[WHAT TO PRODUCE]
Transcribe the entries below exactly; leave every image out.

[Data listing]
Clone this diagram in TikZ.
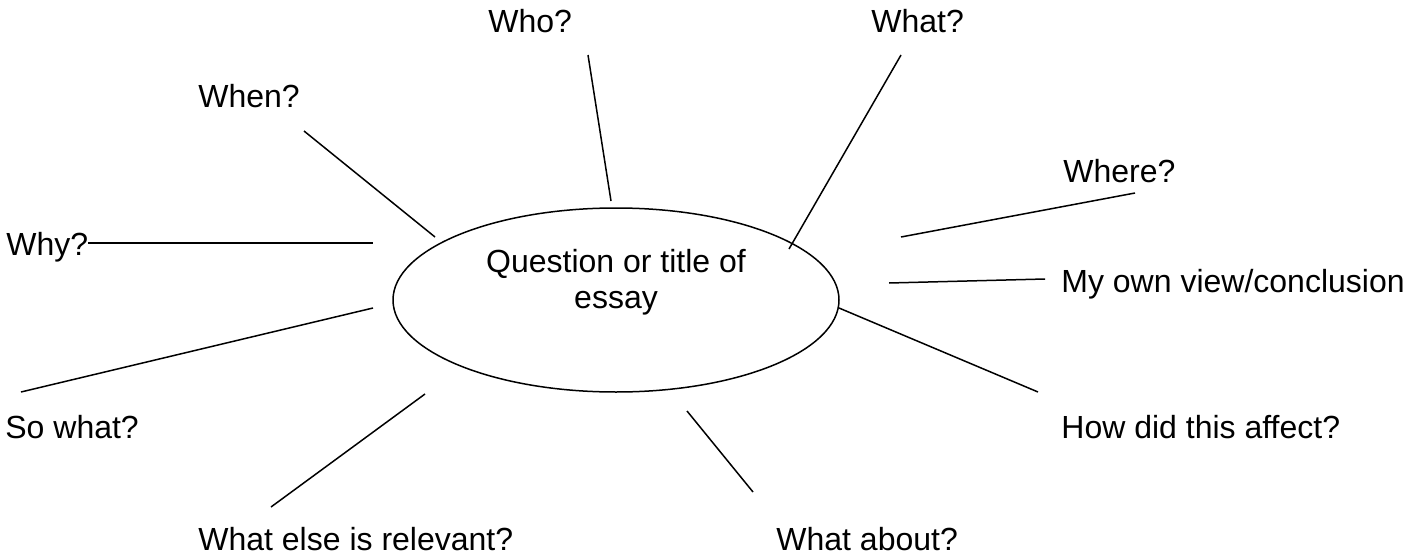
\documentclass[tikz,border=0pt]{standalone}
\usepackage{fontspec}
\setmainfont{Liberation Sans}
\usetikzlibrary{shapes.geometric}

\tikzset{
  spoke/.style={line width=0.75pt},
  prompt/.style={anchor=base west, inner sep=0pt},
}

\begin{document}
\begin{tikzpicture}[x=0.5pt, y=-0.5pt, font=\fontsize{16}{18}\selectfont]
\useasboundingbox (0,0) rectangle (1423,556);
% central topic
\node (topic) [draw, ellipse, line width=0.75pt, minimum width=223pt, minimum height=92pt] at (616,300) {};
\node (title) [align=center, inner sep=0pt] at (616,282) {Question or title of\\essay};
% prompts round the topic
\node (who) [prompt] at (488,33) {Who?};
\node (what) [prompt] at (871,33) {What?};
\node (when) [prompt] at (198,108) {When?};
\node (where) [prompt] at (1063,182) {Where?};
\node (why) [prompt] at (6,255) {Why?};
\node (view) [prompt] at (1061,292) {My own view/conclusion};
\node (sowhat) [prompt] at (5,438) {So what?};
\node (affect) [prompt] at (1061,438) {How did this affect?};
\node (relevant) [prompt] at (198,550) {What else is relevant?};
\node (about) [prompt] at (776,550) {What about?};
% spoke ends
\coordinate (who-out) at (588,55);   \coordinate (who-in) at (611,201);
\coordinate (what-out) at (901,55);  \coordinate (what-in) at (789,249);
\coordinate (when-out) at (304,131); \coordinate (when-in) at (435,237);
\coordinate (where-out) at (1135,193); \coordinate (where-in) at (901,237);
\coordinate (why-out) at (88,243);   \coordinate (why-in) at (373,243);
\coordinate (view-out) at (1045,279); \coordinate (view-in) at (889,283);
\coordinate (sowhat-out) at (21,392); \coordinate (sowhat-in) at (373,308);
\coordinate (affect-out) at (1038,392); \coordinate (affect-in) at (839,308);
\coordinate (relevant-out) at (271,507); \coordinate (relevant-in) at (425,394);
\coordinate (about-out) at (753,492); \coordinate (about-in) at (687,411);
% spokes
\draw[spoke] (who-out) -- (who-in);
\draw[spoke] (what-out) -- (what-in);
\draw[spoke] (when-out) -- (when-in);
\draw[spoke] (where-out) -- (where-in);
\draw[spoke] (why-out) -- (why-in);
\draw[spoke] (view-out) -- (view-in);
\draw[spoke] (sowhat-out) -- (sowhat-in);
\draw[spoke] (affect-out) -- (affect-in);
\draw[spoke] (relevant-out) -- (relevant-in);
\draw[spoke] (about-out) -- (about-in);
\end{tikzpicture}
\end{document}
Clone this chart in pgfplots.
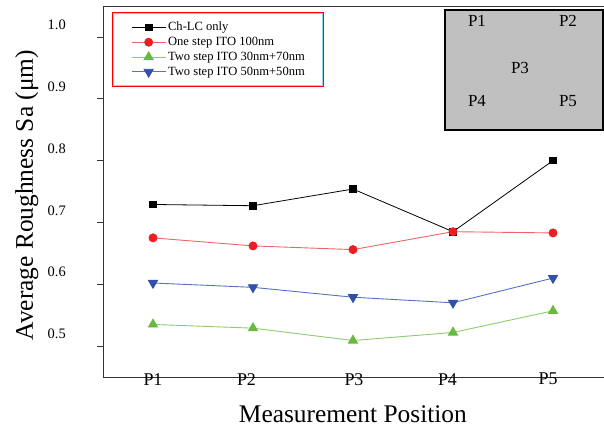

[RESULT OF THIS EXERCISE]
Clone this diagram in TikZ.
\documentclass[tikz,border=0pt]{standalone}
\usepackage{fontspec}
\setmainfont{Liberation Sans}
\usetikzlibrary{shapes.geometric}

\tikzset{
  spoke/.style={line width=0.75pt},
  prompt/.style={anchor=base west, inner sep=0pt},
}

\begin{document}
\begin{tikzpicture}[x=0.5pt, y=-0.5pt, font=\fontsize{16}{18}\selectfont]
\useasboundingbox (0,0) rectangle (1423,556);
% central topic
\node (topic) [draw, ellipse, line width=0.75pt, minimum width=223pt, minimum height=92pt] at (616,300) {};
\node (title) [align=center, inner sep=0pt] at (616,282) {Question or title of\\essay};
% prompts round the topic
\node (who) [prompt] at (488,33) {Who?};
\node (what) [prompt] at (871,33) {What?};
\node (when) [prompt] at (198,108) {When?};
\node (where) [prompt] at (1063,182) {Where?};
\node (why) [prompt] at (6,255) {Why?};
\node (view) [prompt] at (1061,292) {My own view/conclusion};
\node (sowhat) [prompt] at (5,438) {So what?};
\node (affect) [prompt] at (1061,438) {How did this affect?};
\node (relevant) [prompt] at (198,550) {What else is relevant?};
\node (about) [prompt] at (776,550) {What about?};
% spoke ends
\coordinate (who-out) at (588,55);   \coordinate (who-in) at (611,201);
\coordinate (what-out) at (901,55);  \coordinate (what-in) at (789,249);
\coordinate (when-out) at (304,131); \coordinate (when-in) at (435,237);
\coordinate (where-out) at (1135,193); \coordinate (where-in) at (901,237);
\coordinate (why-out) at (88,243);   \coordinate (why-in) at (373,243);
\coordinate (view-out) at (1045,279); \coordinate (view-in) at (889,283);
\coordinate (sowhat-out) at (21,392); \coordinate (sowhat-in) at (373,308);
\coordinate (affect-out) at (1038,392); \coordinate (affect-in) at (839,308);
\coordinate (relevant-out) at (271,507); \coordinate (relevant-in) at (425,394);
\coordinate (about-out) at (753,492); \coordinate (about-in) at (687,411);
% spokes
\draw[spoke] (who-out) -- (who-in);
\draw[spoke] (what-out) -- (what-in);
\draw[spoke] (when-out) -- (when-in);
\draw[spoke] (where-out) -- (where-in);
\draw[spoke] (why-out) -- (why-in);
\draw[spoke] (view-out) -- (view-in);
\draw[spoke] (sowhat-out) -- (sowhat-in);
\draw[spoke] (affect-out) -- (affect-in);
\draw[spoke] (relevant-out) -- (relevant-in);
\draw[spoke] (about-out) -- (about-in);
\end{tikzpicture}
\end{document}
Clone this chart in pgfplots.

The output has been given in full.